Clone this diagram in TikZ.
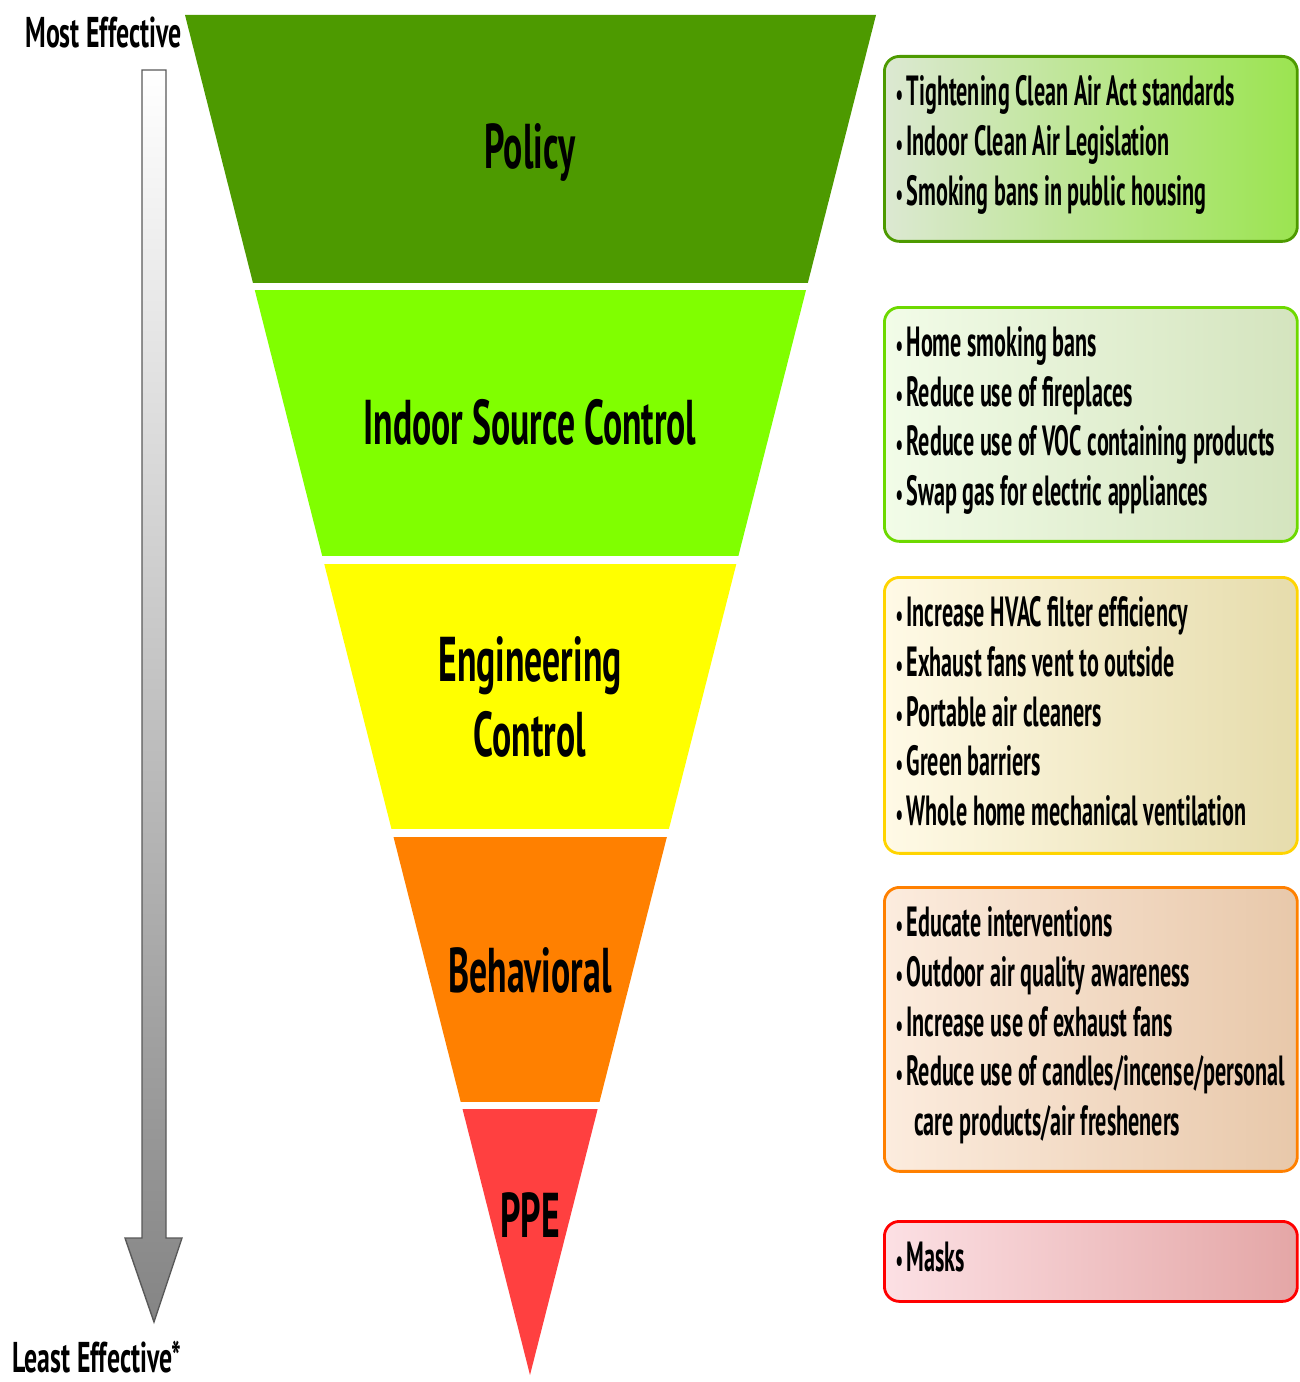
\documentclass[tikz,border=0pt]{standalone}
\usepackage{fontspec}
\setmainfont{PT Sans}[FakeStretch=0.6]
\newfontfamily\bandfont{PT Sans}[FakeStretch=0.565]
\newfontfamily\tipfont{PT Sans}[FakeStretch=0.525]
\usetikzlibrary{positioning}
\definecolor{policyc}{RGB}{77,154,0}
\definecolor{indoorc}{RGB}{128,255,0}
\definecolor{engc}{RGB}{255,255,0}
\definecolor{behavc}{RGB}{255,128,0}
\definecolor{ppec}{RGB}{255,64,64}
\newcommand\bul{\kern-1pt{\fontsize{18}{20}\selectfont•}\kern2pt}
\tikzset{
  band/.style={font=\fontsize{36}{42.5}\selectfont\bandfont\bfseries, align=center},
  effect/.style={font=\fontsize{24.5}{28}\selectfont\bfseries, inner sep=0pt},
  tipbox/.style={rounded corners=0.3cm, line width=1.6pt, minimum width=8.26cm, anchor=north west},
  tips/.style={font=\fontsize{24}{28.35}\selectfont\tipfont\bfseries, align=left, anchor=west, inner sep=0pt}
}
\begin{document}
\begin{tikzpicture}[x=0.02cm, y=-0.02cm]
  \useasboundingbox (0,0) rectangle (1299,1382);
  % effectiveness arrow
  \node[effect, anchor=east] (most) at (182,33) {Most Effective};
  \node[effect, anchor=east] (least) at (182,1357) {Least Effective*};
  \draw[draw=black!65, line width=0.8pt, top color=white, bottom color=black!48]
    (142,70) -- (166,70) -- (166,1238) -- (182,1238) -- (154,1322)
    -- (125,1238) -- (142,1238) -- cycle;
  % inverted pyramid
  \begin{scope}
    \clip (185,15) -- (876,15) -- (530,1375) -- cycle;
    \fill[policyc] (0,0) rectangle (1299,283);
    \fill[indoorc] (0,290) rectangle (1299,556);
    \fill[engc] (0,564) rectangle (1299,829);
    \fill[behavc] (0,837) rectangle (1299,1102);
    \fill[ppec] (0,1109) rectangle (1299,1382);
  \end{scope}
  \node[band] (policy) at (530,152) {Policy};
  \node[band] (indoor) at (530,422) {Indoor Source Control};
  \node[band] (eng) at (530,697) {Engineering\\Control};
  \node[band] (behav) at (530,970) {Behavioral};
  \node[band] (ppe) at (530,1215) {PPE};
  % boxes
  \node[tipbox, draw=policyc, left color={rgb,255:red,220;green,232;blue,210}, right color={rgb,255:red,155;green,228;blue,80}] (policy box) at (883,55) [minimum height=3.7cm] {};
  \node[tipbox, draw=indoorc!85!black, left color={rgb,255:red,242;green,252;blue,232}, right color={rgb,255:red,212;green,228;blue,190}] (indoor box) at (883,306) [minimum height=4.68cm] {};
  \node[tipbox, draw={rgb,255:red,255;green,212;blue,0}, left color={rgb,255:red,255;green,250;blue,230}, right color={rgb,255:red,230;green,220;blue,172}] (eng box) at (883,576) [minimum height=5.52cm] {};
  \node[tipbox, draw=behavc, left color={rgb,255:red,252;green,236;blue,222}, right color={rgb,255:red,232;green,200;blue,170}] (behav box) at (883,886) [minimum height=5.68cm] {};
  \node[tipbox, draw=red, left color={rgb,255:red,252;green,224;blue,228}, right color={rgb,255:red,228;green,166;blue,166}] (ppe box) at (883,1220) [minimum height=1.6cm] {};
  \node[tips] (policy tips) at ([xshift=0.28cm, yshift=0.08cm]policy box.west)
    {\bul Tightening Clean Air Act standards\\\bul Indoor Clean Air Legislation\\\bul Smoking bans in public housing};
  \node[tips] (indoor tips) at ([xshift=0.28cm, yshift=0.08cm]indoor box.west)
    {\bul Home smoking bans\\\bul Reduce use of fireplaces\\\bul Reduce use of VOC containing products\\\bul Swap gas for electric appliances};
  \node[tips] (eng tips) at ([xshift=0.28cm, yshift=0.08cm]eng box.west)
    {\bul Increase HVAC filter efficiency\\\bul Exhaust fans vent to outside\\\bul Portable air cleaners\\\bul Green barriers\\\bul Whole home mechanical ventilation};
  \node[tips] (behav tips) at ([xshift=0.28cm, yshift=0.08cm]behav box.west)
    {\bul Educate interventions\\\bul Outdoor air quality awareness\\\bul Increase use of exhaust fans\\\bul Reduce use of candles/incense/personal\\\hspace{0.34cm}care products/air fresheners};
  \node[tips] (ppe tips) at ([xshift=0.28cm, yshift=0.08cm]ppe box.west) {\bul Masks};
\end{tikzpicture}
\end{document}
-------------------------
▶ [Objective]: Copy out the data above exactly, except the pictures.

▶ [Worked answer]:
Clone this diagram in TikZ.
\documentclass[tikz,border=0pt]{standalone}
\usepackage{fontspec}
\setmainfont{PT Sans}[FakeStretch=0.6]
\newfontfamily\bandfont{PT Sans}[FakeStretch=0.565]
\newfontfamily\tipfont{PT Sans}[FakeStretch=0.525]
\usetikzlibrary{positioning}
\definecolor{policyc}{RGB}{77,154,0}
\definecolor{indoorc}{RGB}{128,255,0}
\definecolor{engc}{RGB}{255,255,0}
\definecolor{behavc}{RGB}{255,128,0}
\definecolor{ppec}{RGB}{255,64,64}
\newcommand\bul{\kern-1pt{\fontsize{18}{20}\selectfont•}\kern2pt}
\tikzset{
  band/.style={font=\fontsize{36}{42.5}\selectfont\bandfont\bfseries, align=center},
  effect/.style={font=\fontsize{24.5}{28}\selectfont\bfseries, inner sep=0pt},
  tipbox/.style={rounded corners=0.3cm, line width=1.6pt, minimum width=8.26cm, anchor=north west},
  tips/.style={font=\fontsize{24}{28.35}\selectfont\tipfont\bfseries, align=left, anchor=west, inner sep=0pt}
}
\begin{document}
\begin{tikzpicture}[x=0.02cm, y=-0.02cm]
  \useasboundingbox (0,0) rectangle (1299,1382);
  % effectiveness arrow
  \node[effect, anchor=east] (most) at (182,33) {Most Effective};
  \node[effect, anchor=east] (least) at (182,1357) {Least Effective*};
  \draw[draw=black!65, line width=0.8pt, top color=white, bottom color=black!48]
    (142,70) -- (166,70) -- (166,1238) -- (182,1238) -- (154,1322)
    -- (125,1238) -- (142,1238) -- cycle;
  % inverted pyramid
  \begin{scope}
    \clip (185,15) -- (876,15) -- (530,1375) -- cycle;
    \fill[policyc] (0,0) rectangle (1299,283);
    \fill[indoorc] (0,290) rectangle (1299,556);
    \fill[engc] (0,564) rectangle (1299,829);
    \fill[behavc] (0,837) rectangle (1299,1102);
    \fill[ppec] (0,1109) rectangle (1299,1382);
  \end{scope}
  \node[band] (policy) at (530,152) {Policy};
  \node[band] (indoor) at (530,422) {Indoor Source Control};
  \node[band] (eng) at (530,697) {Engineering\\Control};
  \node[band] (behav) at (530,970) {Behavioral};
  \node[band] (ppe) at (530,1215) {PPE};
  % boxes
  \node[tipbox, draw=policyc, left color={rgb,255:red,220;green,232;blue,210}, right color={rgb,255:red,155;green,228;blue,80}] (policy box) at (883,55) [minimum height=3.7cm] {};
  \node[tipbox, draw=indoorc!85!black, left color={rgb,255:red,242;green,252;blue,232}, right color={rgb,255:red,212;green,228;blue,190}] (indoor box) at (883,306) [minimum height=4.68cm] {};
  \node[tipbox, draw={rgb,255:red,255;green,212;blue,0}, left color={rgb,255:red,255;green,250;blue,230}, right color={rgb,255:red,230;green,220;blue,172}] (eng box) at (883,576) [minimum height=5.52cm] {};
  \node[tipbox, draw=behavc, left color={rgb,255:red,252;green,236;blue,222}, right color={rgb,255:red,232;green,200;blue,170}] (behav box) at (883,886) [minimum height=5.68cm] {};
  \node[tipbox, draw=red, left color={rgb,255:red,252;green,224;blue,228}, right color={rgb,255:red,228;green,166;blue,166}] (ppe box) at (883,1220) [minimum height=1.6cm] {};
  \node[tips] (policy tips) at ([xshift=0.28cm, yshift=0.08cm]policy box.west)
    {\bul Tightening Clean Air Act standards\\\bul Indoor Clean Air Legislation\\\bul Smoking bans in public housing};
  \node[tips] (indoor tips) at ([xshift=0.28cm, yshift=0.08cm]indoor box.west)
    {\bul Home smoking bans\\\bul Reduce use of fireplaces\\\bul Reduce use of VOC containing products\\\bul Swap gas for electric appliances};
  \node[tips] (eng tips) at ([xshift=0.28cm, yshift=0.08cm]eng box.west)
    {\bul Increase HVAC filter efficiency\\\bul Exhaust fans vent to outside\\\bul Portable air cleaners\\\bul Green barriers\\\bul Whole home mechanical ventilation};
  \node[tips] (behav tips) at ([xshift=0.28cm, yshift=0.08cm]behav box.west)
    {\bul Educate interventions\\\bul Outdoor air quality awareness\\\bul Increase use of exhaust fans\\\bul Reduce use of candles/incense/personal\\\hspace{0.34cm}care products/air fresheners};
  \node[tips] (ppe tips) at ([xshift=0.28cm, yshift=0.08cm]ppe box.west) {\bul Masks};
\end{tikzpicture}
\end{document}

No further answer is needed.